— Work to do —
In the listing below, find every line containing "this" and copy it out.

— Excerpted records —
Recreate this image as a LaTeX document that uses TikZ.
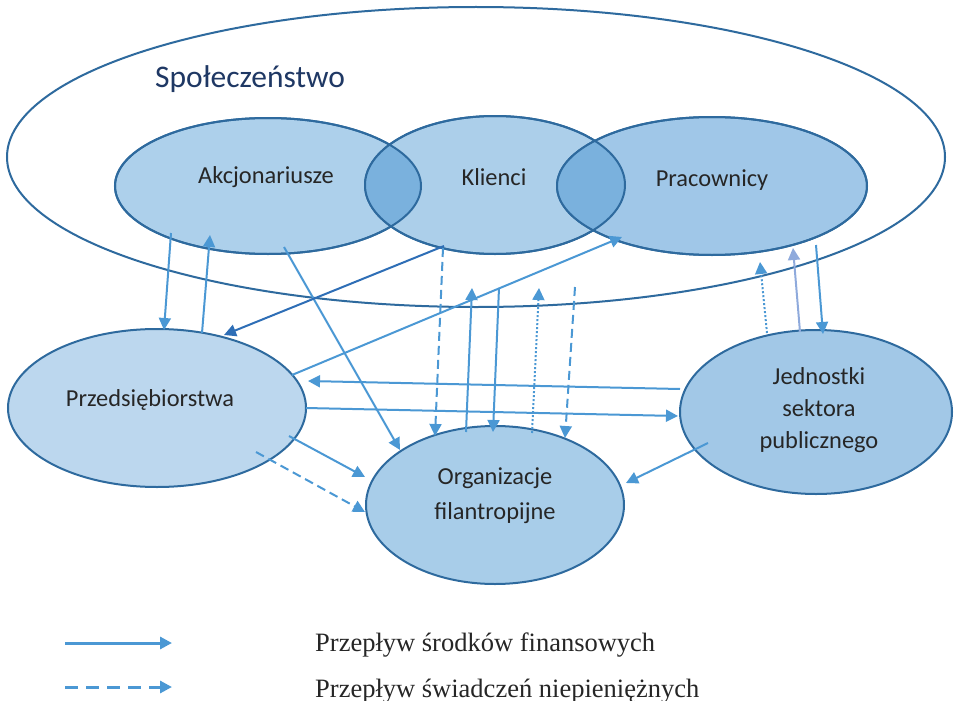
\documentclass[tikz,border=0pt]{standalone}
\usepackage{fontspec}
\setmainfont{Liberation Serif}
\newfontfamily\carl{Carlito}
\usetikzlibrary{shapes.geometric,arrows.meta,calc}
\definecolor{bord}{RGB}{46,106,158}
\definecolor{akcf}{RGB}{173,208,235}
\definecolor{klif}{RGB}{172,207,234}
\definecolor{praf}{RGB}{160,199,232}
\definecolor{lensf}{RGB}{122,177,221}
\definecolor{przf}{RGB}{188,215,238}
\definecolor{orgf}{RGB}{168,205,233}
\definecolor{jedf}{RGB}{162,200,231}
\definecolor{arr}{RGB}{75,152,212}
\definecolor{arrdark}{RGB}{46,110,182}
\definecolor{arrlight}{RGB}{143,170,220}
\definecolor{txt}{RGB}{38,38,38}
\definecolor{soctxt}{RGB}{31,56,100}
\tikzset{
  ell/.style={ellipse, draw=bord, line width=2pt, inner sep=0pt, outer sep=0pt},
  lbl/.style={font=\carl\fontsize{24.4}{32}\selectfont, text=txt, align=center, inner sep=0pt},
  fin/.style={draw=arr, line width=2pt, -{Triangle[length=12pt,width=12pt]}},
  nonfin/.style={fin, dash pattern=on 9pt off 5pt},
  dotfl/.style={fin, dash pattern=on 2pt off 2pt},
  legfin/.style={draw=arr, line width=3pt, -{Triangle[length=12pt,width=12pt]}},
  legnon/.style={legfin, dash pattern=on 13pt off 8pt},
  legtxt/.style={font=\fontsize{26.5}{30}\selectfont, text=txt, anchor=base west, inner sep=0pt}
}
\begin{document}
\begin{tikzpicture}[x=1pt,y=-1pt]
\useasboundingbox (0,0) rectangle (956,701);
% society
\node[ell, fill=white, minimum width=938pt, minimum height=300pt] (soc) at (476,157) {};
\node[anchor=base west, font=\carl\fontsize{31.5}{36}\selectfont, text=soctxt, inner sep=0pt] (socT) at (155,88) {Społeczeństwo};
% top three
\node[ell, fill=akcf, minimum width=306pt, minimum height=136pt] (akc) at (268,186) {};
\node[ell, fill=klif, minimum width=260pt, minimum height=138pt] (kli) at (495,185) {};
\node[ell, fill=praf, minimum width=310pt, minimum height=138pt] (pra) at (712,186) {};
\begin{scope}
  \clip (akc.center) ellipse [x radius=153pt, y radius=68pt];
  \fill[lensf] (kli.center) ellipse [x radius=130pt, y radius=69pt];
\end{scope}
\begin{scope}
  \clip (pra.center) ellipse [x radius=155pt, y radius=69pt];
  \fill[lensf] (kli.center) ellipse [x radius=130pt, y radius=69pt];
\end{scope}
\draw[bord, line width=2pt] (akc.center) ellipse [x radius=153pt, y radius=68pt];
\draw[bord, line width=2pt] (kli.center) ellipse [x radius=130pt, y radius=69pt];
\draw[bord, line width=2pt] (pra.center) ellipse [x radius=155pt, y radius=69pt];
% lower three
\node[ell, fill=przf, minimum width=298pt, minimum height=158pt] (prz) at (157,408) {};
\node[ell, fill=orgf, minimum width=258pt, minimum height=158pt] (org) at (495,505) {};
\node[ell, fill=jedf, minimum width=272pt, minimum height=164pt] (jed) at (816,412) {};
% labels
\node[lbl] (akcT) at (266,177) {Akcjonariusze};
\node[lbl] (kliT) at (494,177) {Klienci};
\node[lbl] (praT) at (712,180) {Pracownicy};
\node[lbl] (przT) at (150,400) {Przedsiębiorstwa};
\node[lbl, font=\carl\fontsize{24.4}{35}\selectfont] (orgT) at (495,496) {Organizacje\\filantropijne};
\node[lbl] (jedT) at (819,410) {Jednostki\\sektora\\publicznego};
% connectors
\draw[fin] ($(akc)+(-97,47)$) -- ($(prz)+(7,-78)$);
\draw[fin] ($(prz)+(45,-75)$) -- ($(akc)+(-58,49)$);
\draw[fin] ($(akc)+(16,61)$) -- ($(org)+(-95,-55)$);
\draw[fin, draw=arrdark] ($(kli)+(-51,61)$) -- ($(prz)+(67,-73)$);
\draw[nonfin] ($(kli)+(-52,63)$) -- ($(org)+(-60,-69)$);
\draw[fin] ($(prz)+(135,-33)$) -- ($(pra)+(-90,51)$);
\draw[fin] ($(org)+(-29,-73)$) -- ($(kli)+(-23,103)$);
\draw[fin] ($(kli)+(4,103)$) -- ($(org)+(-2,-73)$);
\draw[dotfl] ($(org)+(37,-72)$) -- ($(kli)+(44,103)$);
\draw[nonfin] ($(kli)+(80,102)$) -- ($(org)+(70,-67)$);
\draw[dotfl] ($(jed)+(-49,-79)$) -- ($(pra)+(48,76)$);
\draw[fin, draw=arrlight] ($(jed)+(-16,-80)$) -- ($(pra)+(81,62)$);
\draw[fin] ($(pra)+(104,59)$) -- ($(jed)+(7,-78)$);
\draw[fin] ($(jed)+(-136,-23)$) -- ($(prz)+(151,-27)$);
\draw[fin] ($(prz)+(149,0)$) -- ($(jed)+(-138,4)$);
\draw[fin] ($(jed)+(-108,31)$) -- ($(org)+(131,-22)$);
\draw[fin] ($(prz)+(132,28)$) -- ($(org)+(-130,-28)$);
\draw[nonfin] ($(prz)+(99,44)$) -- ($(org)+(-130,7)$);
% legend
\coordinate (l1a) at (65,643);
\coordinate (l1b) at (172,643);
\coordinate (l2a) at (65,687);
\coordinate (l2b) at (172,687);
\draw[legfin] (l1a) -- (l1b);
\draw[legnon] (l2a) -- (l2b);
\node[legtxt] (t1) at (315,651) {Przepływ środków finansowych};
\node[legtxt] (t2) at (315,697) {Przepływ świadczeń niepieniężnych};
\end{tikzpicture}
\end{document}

---

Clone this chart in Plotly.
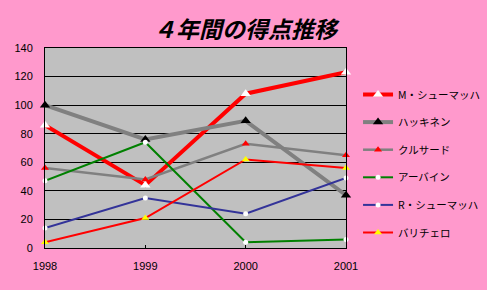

— Right answer —
Recreate this image as a LaTeX document that uses TikZ.
Clone this chart in Plotly.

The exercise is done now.